Parallèlement, la direction du PAK doit s’atteler à l’aménagement progressif de la zone industrielle de 20 000 hectares adossée au port. Car les sollicitations pour s’implanter dans cet espace appelé à devenir une zone économique spéciale ne manquent pas.
Ces dossiers urgents n’empêchent pas Patrice Melom de s’occuper de ses six enfants, de s’adonner à l’agriculture dans son village dès qu’il le peut et, surtout, de s’attaquer à un autre chantier : l’extension du PAK. Cette phase du projet, dite de croissance, doit en principe commencer au premier trimestre 2017 et coûtera 716 millions de dollars, là encore financés en grande partie par China Exim Bank.
Elle prévoit notamment la construction d’un deuxième terminal à conteneurs de 700 m et d’un terminal à hydrocarbures (grâce au consortium constitué de la Société camerounaise des dépôts pétroliers et du canadien Blaze Energy), ainsi que l’installation d’équipements de manutention. Également prévue, la réalisation du terminal minéralier risque d’être reportée du fait de la chute des cours des matières premières, qui affecte aussi le projet d’exploitation du gisement de fer de Mbalam-Nabeba, à la frontière avec le Congo.
Pendant ce temps à Douala…
Le 24 août, au lendemain de la nomination de Patrice Melom à la tête du port de Kribi, Cyrus Ngo’o est devenu directeur général du Port autonome de Douala (PAD).
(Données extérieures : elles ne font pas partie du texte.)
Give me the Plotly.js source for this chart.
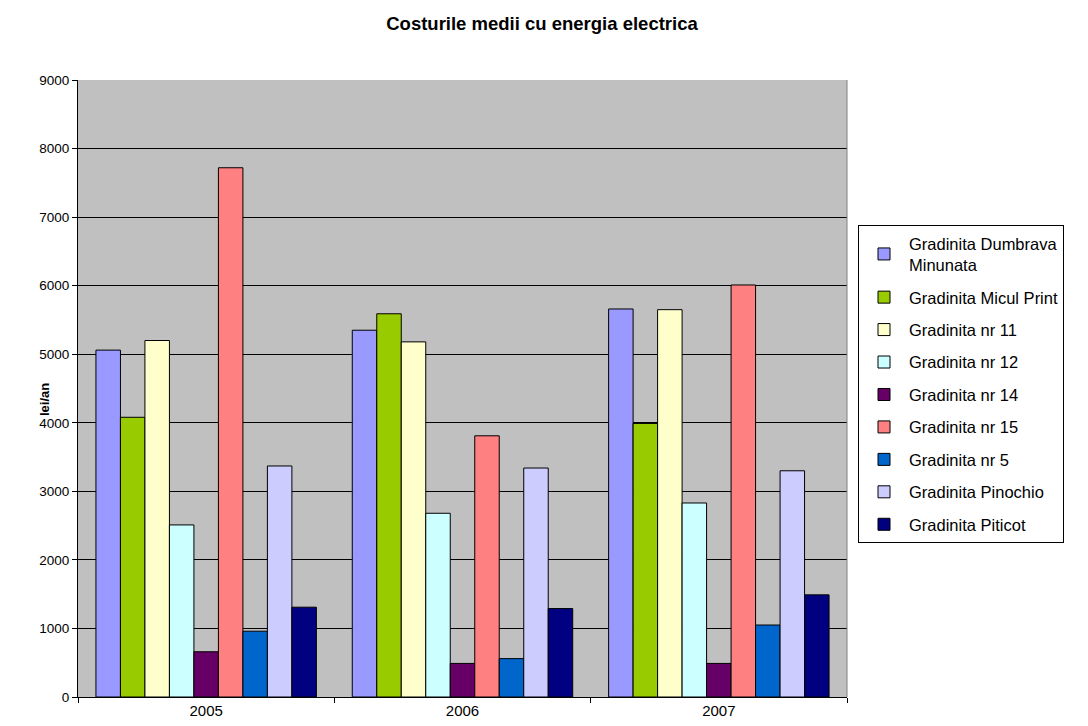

Il succède à Emmanuel Etoundi Oyono, décédé un mois plus tôt. Administrateur civil de 49 ans, par ailleurs diplômé en stratégie d’entreprise à l’Université de Québec à Montréal (Canada), Ngo’o n’arrive pas en terre inconnue. Il représentait la primature au conseil d’administration du PAD et a piloté, ces deux dernières années, l’audit des concessions attribuées.
L’un de ses chantiers sera d’ailleurs de renégocier lesdites concessions… Mais il devra surtout redynamiser un port en surcapacité, souvent engorgé et dont les coûts de passage des marchandises et la médiocre qualité des services obèrent la compétitivité. Loin d’être une menace à court terme, Kribi lui permettra, grâce au cabotage, d’accroître son activité.